▸ **Problem statement**
Please print exactly the lines below, from the start of the material up to and including the line with "8.6, 8.8, 9.0]", but none of the pictures.

▸ **Raw data**

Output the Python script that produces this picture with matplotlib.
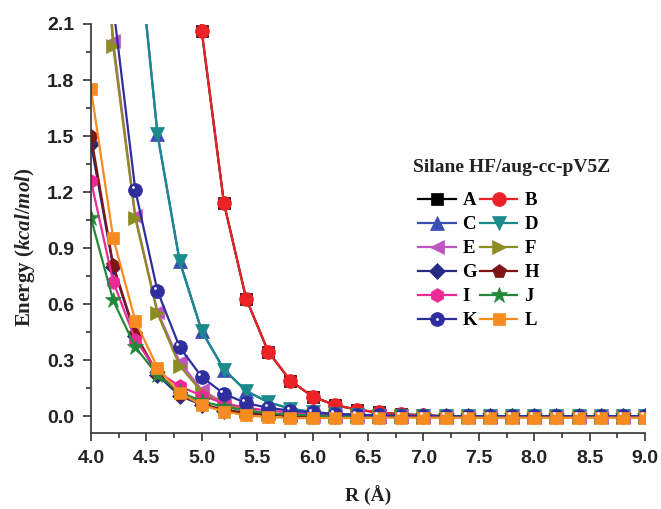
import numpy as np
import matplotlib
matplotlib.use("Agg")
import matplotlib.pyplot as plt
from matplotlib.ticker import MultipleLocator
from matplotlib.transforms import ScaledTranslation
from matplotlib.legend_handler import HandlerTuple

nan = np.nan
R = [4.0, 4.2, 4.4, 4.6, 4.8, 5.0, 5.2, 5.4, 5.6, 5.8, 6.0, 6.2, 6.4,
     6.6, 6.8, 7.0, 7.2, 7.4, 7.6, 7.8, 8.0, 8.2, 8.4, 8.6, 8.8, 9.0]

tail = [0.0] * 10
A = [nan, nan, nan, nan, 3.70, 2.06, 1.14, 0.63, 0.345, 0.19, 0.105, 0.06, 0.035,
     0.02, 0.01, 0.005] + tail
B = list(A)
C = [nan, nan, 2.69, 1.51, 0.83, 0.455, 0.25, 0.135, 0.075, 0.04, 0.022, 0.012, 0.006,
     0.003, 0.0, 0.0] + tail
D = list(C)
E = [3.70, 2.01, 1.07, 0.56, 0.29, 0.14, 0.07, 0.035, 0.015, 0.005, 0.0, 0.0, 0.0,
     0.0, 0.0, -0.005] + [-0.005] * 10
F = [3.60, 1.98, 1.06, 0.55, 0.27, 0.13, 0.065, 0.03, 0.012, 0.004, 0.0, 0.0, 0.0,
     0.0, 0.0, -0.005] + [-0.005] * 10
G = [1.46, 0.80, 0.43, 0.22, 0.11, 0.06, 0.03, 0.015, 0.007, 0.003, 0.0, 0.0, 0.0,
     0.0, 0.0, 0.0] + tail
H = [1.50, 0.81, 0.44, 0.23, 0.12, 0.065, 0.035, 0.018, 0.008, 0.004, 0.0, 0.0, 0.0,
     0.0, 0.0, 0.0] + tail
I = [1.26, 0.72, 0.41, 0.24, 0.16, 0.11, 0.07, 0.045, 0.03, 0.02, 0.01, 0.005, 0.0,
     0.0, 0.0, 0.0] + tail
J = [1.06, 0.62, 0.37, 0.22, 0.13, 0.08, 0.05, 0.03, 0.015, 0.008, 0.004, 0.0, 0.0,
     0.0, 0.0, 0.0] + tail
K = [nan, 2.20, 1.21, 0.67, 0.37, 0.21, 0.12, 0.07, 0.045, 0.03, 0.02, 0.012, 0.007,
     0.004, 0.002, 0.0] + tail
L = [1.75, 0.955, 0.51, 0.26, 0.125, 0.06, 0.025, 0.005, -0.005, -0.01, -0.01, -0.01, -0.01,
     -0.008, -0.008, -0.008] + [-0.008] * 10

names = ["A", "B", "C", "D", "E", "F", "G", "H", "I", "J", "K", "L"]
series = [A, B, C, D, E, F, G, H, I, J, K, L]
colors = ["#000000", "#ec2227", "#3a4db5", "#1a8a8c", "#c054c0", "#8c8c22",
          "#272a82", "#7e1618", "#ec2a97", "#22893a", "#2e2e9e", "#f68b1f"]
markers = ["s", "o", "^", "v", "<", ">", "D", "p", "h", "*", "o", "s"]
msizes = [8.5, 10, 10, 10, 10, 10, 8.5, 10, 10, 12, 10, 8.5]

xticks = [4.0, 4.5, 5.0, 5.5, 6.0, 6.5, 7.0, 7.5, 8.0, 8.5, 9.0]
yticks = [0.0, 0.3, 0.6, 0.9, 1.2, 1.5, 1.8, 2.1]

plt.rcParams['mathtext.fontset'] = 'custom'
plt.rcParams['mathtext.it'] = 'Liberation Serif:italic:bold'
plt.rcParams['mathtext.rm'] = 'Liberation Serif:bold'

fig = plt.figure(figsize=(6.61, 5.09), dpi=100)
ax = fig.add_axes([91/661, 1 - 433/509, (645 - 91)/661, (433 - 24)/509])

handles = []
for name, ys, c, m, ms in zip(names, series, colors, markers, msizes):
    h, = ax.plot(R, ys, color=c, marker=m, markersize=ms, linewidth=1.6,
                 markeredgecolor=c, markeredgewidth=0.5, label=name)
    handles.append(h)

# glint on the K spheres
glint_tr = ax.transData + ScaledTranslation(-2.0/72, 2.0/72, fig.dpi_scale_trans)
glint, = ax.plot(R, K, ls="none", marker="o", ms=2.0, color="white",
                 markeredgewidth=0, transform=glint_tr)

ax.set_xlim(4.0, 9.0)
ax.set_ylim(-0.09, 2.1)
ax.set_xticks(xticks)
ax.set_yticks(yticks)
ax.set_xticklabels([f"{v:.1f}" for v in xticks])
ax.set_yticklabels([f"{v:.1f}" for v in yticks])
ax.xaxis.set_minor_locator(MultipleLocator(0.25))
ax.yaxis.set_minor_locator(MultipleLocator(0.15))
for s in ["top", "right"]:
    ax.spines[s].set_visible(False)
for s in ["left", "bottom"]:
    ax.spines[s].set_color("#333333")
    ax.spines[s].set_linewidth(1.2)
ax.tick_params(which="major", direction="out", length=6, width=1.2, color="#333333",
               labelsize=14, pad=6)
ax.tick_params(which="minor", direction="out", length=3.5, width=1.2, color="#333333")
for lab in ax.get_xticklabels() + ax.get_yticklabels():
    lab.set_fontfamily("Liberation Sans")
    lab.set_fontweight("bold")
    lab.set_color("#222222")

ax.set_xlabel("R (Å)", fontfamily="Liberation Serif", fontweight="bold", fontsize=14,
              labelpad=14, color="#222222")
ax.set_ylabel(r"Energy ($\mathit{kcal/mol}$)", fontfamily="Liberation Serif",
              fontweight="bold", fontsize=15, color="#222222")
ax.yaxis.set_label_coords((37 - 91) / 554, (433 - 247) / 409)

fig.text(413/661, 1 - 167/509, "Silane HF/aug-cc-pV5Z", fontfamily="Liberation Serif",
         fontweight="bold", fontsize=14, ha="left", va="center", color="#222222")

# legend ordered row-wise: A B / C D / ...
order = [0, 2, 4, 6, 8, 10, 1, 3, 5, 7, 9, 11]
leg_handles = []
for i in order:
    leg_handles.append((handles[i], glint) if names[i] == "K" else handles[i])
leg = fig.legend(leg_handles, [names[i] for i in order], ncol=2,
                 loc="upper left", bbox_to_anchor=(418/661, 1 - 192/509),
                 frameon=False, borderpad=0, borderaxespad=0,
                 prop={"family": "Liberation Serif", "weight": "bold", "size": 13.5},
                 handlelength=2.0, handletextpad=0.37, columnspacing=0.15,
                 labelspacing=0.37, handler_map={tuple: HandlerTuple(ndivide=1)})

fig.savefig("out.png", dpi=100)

▸ **Exercise result**
Output the Python script that produces this picture with matplotlib.
import numpy as np
import matplotlib
matplotlib.use("Agg")
import matplotlib.pyplot as plt
from matplotlib.ticker import MultipleLocator
from matplotlib.transforms import ScaledTranslation
from matplotlib.legend_handler import HandlerTuple

nan = np.nan
R = [4.0, 4.2, 4.4, 4.6, 4.8, 5.0, 5.2, 5.4, 5.6, 5.8, 6.0, 6.2, 6.4,
     6.6, 6.8, 7.0, 7.2, 7.4, 7.6, 7.8, 8.0, 8.2, 8.4, 8.6, 8.8, 9.0]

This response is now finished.